Port Manatee’s vibrant containerized cargo trade keeps soaring to record heights, with the number of container units crossing port docks in the six months ended March 31 rising nearly 74 percent over the comparable year-earlier period.
An all-time-high 67,675 twenty-foot-equivalent container units moved through Port Manatee during the first half of the port’s current fiscal year, up 73.7 percent over the prior first-half record of 38,954 TEUs, established in the six months ended March 31, 2020.
Port Manatee-based World Direct Shipping continues to augment its service offerings, now in its eight year of importing produce and other goods from Mexico, while Fresh Del Monte Produce, which has been bringing Latin American fruit to its Southeast distribution center at the port since 1989, is now deploying new-generation, energy-efficient containerships.
In its recently completed first fiscal half, Port Manatee also reached a new pinnacle in containerized cargo tons handled, with the 499,716 short tons of containerized loads moved in the past six months up 56.6 percent over the previous record of 319,096 short tons handled in the first half of fiscal 2020.
Total short tons of cargo moving through Port Manatee in the first half of fiscal 2021 reached 4,859,490, up 6.5 percent from a year earlier. The overall increase was mainly driven by the containerized cargo boom, as well as a 24 percent rise in dry bulk tons handled, to 1,088,328 short tons. General cargo throughput, led by big gains in lumber and wood pulp imports, rose 10.7 percent, to 261,969 short tons.
“Port Manatee’s record activity demonstrates its continuing advancement as Central and Southwest Florida’s preferred gateway for global commerce,” said Reggie Bellamy, chairman of the Manatee County Port Authority. “Not only is the port capably fulfilling escalating demands of consumers and industry, but it also is adding to its already-impressive contributions to the region’s socioeconomic well-being.”

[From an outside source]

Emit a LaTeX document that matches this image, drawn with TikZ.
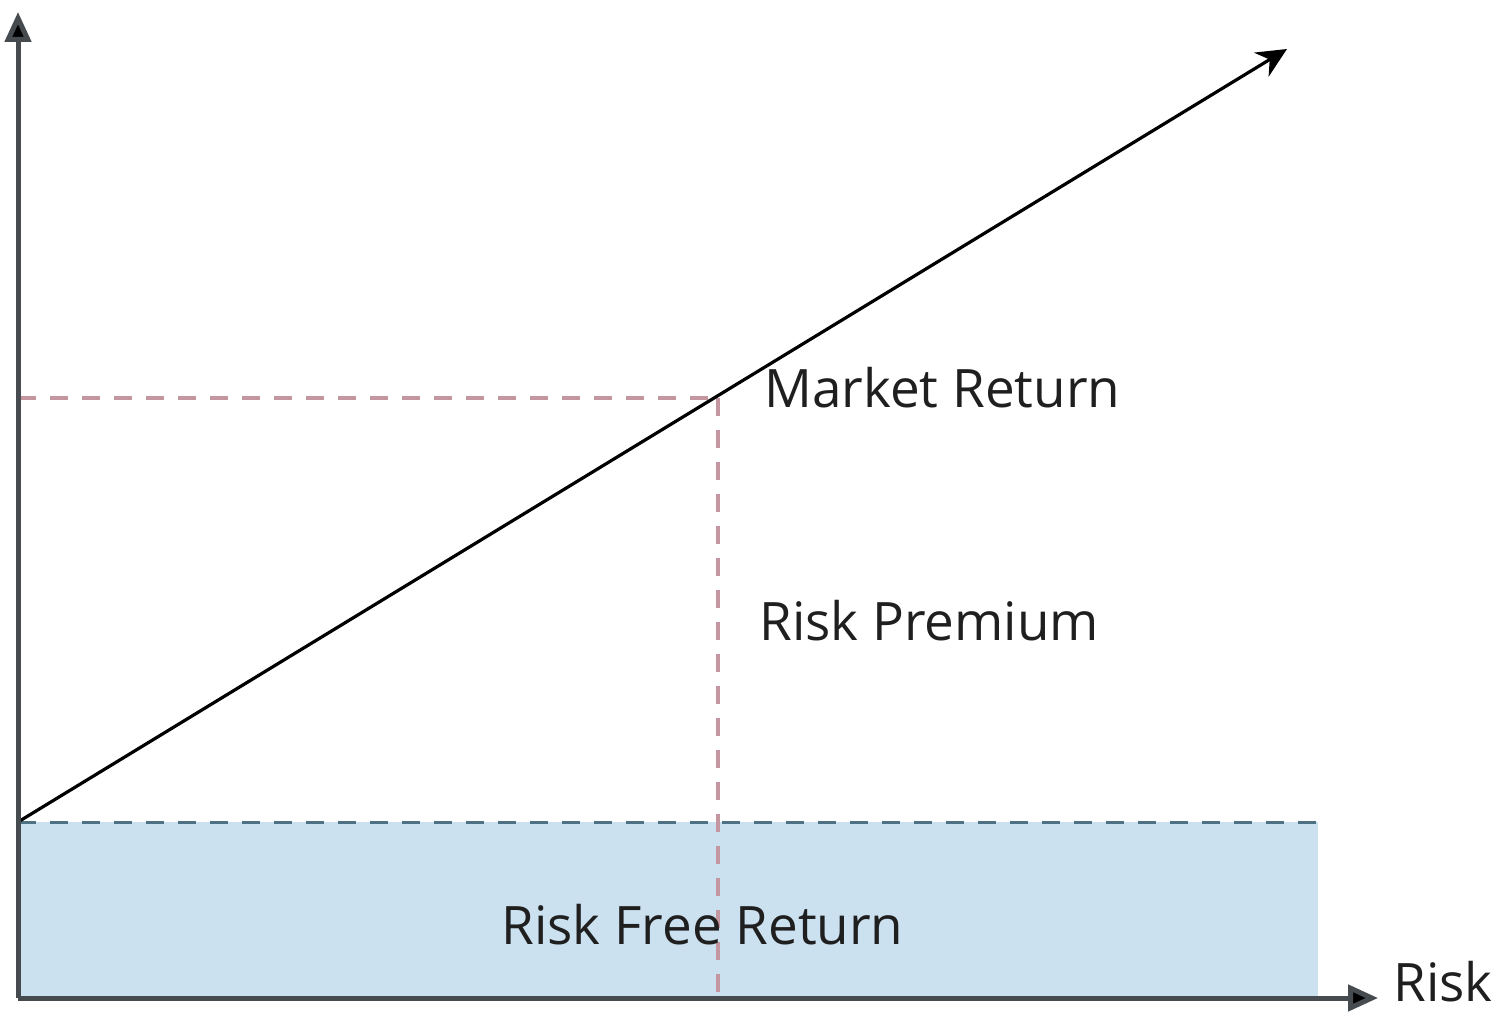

Located “Where Tampa Bay Meets the Gulf of Mexico,” Port Manatee is the closest U.S. deepwater seaport to the expanded Panama Canal, with 10 40-foot-draft berths serving container, bulk, breakbulk, heavylift, project and general cargo customers. The self-sustaining port generates more than $3.9 billion in annual economic impacts while providing for more than 27,000 direct and indirect jobs, all without benefit of local property tax support.